▶ GIVEN REQUEST
In the lines below, output everything from the first line through the line containing "6.45, 7.05, 7.6, 8.2, 8.75, 9.25, 9.65, 10.0, 10.4]" exactly as it is. Pictures are not part of the output.

▶ SOURCE EXCERPT

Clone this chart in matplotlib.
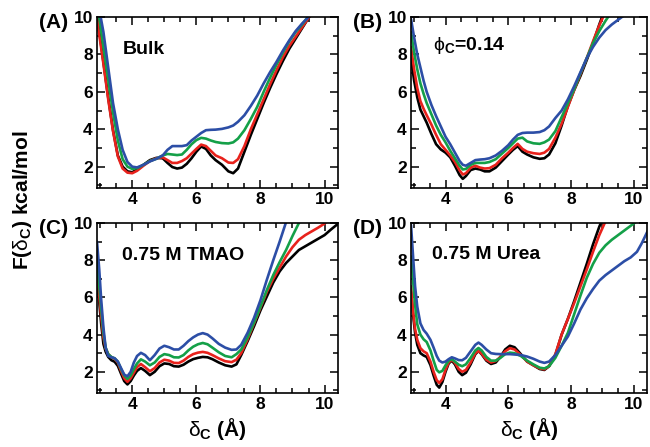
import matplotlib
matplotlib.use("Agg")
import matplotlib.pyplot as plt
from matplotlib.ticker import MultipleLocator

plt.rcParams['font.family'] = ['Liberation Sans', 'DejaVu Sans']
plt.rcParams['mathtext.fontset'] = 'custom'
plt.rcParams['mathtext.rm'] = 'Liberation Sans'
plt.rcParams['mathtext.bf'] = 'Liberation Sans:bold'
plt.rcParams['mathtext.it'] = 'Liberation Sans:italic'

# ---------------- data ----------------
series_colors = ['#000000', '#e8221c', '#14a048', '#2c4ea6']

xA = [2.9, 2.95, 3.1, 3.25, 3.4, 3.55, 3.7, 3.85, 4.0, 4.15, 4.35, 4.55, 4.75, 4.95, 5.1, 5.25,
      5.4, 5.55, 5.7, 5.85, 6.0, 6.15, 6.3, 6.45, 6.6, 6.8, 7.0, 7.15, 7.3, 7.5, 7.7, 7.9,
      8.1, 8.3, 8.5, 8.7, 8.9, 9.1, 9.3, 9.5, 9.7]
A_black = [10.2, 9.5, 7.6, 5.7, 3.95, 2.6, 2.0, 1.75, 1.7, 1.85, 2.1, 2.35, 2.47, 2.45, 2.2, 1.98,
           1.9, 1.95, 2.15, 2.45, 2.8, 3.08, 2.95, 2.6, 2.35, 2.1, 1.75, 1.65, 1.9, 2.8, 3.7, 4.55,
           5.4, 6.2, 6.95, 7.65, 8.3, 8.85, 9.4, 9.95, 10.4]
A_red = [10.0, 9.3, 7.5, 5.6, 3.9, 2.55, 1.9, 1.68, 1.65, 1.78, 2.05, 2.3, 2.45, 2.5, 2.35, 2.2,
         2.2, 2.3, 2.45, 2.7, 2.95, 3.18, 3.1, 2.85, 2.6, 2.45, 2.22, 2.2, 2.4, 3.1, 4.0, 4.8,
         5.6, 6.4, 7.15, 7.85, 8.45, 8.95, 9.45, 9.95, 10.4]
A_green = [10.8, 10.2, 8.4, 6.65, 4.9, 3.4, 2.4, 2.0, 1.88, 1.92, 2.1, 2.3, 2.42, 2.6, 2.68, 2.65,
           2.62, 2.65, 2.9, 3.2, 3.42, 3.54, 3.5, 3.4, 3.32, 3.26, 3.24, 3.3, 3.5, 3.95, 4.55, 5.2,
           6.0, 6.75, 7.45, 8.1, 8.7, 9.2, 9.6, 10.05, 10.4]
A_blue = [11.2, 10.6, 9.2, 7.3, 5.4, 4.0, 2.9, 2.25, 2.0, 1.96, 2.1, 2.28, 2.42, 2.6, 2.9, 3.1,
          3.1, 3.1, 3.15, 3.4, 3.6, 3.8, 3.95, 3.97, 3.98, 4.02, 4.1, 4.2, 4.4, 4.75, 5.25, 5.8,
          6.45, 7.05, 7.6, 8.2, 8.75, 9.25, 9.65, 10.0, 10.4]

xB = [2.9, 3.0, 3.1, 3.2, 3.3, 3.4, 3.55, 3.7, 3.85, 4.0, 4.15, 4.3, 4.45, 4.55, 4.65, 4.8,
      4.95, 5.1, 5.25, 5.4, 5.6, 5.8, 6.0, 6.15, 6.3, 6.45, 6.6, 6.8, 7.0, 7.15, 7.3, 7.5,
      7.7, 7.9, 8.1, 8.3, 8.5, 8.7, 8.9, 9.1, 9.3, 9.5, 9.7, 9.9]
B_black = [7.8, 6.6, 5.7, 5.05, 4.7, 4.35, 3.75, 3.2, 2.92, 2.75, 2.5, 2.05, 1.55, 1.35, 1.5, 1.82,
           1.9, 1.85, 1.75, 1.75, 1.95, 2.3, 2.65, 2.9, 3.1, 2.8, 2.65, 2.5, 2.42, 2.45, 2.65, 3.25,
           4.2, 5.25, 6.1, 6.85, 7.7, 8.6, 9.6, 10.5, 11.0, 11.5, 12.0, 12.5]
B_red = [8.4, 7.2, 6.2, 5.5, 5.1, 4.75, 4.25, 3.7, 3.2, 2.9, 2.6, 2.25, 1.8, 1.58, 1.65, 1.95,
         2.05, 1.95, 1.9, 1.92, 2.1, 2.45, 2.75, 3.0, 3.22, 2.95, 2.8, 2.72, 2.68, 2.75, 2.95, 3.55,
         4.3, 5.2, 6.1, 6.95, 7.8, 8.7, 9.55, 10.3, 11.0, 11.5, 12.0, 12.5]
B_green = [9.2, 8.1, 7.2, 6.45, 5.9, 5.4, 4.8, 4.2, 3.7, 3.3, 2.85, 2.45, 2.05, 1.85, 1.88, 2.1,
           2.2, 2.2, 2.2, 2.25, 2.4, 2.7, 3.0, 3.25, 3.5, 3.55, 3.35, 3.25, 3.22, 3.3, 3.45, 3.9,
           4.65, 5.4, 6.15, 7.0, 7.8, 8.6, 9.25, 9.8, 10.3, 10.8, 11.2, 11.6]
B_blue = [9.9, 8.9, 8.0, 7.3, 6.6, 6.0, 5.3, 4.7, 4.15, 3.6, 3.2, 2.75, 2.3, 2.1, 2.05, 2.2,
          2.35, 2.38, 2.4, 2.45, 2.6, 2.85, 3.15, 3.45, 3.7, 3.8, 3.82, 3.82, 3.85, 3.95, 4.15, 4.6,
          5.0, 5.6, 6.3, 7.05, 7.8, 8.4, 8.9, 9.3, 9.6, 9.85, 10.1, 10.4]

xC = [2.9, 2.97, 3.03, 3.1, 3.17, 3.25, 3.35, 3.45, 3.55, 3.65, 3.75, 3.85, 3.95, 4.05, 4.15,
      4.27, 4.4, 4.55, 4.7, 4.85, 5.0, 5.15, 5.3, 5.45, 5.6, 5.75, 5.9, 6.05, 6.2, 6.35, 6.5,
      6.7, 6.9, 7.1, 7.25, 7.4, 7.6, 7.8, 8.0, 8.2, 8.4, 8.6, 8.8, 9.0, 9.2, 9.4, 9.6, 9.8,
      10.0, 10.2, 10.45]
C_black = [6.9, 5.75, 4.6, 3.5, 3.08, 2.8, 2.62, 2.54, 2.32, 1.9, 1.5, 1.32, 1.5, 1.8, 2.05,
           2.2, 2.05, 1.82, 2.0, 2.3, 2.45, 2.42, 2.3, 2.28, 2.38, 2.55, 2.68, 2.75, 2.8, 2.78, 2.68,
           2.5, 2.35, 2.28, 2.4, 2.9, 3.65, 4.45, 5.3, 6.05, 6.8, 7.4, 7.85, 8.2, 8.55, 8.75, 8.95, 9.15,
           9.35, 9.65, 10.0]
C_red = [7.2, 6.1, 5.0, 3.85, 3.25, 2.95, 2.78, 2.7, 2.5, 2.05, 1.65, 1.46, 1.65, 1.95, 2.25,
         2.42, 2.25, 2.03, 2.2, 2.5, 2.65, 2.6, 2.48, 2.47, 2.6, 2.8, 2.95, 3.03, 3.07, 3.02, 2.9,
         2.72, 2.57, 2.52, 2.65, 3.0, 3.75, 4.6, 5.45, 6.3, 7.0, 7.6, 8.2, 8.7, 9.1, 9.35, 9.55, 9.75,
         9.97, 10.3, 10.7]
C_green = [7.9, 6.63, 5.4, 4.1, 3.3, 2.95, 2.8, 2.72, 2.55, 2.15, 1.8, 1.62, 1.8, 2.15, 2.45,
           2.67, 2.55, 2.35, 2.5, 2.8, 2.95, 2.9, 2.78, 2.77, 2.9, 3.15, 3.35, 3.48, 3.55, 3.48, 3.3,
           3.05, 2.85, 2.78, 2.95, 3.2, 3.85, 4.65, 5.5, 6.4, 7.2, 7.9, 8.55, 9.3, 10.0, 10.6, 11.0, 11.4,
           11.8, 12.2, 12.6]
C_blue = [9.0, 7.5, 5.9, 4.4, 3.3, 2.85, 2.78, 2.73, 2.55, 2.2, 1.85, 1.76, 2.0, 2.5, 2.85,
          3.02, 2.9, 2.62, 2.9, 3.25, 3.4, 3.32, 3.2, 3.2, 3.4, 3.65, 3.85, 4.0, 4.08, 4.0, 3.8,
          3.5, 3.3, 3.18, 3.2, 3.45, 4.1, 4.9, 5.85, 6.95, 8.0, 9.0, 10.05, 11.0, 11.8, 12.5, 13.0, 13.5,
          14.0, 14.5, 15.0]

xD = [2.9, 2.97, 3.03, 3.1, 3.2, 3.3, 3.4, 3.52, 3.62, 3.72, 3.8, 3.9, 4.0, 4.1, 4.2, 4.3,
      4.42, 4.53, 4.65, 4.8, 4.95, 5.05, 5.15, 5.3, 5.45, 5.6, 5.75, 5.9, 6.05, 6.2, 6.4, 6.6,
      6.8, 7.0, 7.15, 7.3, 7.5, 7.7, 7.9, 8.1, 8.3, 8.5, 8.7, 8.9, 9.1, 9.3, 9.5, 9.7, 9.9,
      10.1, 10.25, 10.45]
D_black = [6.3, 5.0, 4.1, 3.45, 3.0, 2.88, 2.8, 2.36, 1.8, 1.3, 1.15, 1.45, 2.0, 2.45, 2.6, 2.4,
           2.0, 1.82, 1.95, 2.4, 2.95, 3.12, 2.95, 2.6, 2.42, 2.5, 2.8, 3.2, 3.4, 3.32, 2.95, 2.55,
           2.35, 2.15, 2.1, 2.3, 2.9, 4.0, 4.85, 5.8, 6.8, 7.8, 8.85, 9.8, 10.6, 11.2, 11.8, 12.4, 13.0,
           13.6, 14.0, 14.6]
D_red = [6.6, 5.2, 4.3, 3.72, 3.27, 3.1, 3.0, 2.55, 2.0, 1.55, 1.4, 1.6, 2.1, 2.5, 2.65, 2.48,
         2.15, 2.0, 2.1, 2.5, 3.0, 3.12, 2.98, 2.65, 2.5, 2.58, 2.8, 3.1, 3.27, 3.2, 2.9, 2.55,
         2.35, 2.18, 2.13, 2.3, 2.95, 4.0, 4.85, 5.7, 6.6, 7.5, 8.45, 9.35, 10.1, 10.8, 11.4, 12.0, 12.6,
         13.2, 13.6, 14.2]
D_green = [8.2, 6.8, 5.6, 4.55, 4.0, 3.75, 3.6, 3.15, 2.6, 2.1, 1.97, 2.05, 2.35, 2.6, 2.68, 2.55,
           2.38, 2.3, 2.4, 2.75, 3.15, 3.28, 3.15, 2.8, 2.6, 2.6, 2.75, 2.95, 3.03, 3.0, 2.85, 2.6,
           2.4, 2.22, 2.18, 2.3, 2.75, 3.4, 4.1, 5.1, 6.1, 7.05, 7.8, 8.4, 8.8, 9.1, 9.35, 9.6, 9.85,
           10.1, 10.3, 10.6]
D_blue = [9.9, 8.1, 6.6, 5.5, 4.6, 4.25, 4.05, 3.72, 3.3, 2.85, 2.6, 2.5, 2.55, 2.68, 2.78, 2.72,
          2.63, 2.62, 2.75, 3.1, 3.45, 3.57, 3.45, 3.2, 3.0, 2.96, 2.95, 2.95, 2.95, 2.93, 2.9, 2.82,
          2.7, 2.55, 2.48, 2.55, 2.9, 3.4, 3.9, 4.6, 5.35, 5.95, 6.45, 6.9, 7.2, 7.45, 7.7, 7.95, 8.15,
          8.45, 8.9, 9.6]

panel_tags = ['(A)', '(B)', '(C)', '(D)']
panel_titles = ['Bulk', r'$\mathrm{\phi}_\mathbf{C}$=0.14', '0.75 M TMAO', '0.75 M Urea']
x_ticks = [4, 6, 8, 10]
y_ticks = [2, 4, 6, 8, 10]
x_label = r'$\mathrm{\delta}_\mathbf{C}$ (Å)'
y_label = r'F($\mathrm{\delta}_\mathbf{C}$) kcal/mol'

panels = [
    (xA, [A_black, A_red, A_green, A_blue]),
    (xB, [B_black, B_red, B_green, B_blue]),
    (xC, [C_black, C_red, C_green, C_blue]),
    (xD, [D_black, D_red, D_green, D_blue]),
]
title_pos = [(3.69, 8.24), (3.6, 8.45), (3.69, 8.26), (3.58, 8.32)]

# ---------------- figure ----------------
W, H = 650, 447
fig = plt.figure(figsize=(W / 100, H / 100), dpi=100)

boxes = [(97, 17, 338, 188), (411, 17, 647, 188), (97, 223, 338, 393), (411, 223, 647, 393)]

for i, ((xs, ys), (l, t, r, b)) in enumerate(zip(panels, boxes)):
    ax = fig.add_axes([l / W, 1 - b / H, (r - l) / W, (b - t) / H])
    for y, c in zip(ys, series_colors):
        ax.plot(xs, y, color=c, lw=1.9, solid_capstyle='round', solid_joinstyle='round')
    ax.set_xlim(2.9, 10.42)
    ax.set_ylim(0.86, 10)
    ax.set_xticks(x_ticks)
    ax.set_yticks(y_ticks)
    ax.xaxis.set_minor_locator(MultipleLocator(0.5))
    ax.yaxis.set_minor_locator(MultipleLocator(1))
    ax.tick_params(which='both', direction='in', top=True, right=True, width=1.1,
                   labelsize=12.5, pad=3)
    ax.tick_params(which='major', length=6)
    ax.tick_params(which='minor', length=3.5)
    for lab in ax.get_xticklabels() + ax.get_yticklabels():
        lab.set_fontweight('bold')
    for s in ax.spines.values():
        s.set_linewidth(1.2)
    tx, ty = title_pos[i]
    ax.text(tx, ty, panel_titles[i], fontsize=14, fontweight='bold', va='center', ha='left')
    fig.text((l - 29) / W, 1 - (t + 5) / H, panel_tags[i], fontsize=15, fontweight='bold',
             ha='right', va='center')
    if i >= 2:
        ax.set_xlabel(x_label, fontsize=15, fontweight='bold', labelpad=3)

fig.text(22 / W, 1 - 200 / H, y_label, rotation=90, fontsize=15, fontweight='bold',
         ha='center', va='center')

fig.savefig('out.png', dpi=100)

▶ SOLUTION TO THIS EXERCISE
Clone this chart in matplotlib.
import matplotlib
matplotlib.use("Agg")
import matplotlib.pyplot as plt
from matplotlib.ticker import MultipleLocator

plt.rcParams['font.family'] = ['Liberation Sans', 'DejaVu Sans']
plt.rcParams['mathtext.fontset'] = 'custom'
plt.rcParams['mathtext.rm'] = 'Liberation Sans'
plt.rcParams['mathtext.bf'] = 'Liberation Sans:bold'
plt.rcParams['mathtext.it'] = 'Liberation Sans:italic'

# ---------------- data ----------------
series_colors = ['#000000', '#e8221c', '#14a048', '#2c4ea6']

xA = [2.9, 2.95, 3.1, 3.25, 3.4, 3.55, 3.7, 3.85, 4.0, 4.15, 4.35, 4.55, 4.75, 4.95, 5.1, 5.25,
      5.4, 5.55, 5.7, 5.85, 6.0, 6.15, 6.3, 6.45, 6.6, 6.8, 7.0, 7.15, 7.3, 7.5, 7.7, 7.9,
      8.1, 8.3, 8.5, 8.7, 8.9, 9.1, 9.3, 9.5, 9.7]
A_black = [10.2, 9.5, 7.6, 5.7, 3.95, 2.6, 2.0, 1.75, 1.7, 1.85, 2.1, 2.35, 2.47, 2.45, 2.2, 1.98,
           1.9, 1.95, 2.15, 2.45, 2.8, 3.08, 2.95, 2.6, 2.35, 2.1, 1.75, 1.65, 1.9, 2.8, 3.7, 4.55,
           5.4, 6.2, 6.95, 7.65, 8.3, 8.85, 9.4, 9.95, 10.4]
A_red = [10.0, 9.3, 7.5, 5.6, 3.9, 2.55, 1.9, 1.68, 1.65, 1.78, 2.05, 2.3, 2.45, 2.5, 2.35, 2.2,
         2.2, 2.3, 2.45, 2.7, 2.95, 3.18, 3.1, 2.85, 2.6, 2.45, 2.22, 2.2, 2.4, 3.1, 4.0, 4.8,
         5.6, 6.4, 7.15, 7.85, 8.45, 8.95, 9.45, 9.95, 10.4]
A_green = [10.8, 10.2, 8.4, 6.65, 4.9, 3.4, 2.4, 2.0, 1.88, 1.92, 2.1, 2.3, 2.42, 2.6, 2.68, 2.65,
           2.62, 2.65, 2.9, 3.2, 3.42, 3.54, 3.5, 3.4, 3.32, 3.26, 3.24, 3.3, 3.5, 3.95, 4.55, 5.2,
           6.0, 6.75, 7.45, 8.1, 8.7, 9.2, 9.6, 10.05, 10.4]
A_blue = [11.2, 10.6, 9.2, 7.3, 5.4, 4.0, 2.9, 2.25, 2.0, 1.96, 2.1, 2.28, 2.42, 2.6, 2.9, 3.1,
          3.1, 3.1, 3.15, 3.4, 3.6, 3.8, 3.95, 3.97, 3.98, 4.02, 4.1, 4.2, 4.4, 4.75, 5.25, 5.8,
          6.45, 7.05, 7.6, 8.2, 8.75, 9.25, 9.65, 10.0, 10.4]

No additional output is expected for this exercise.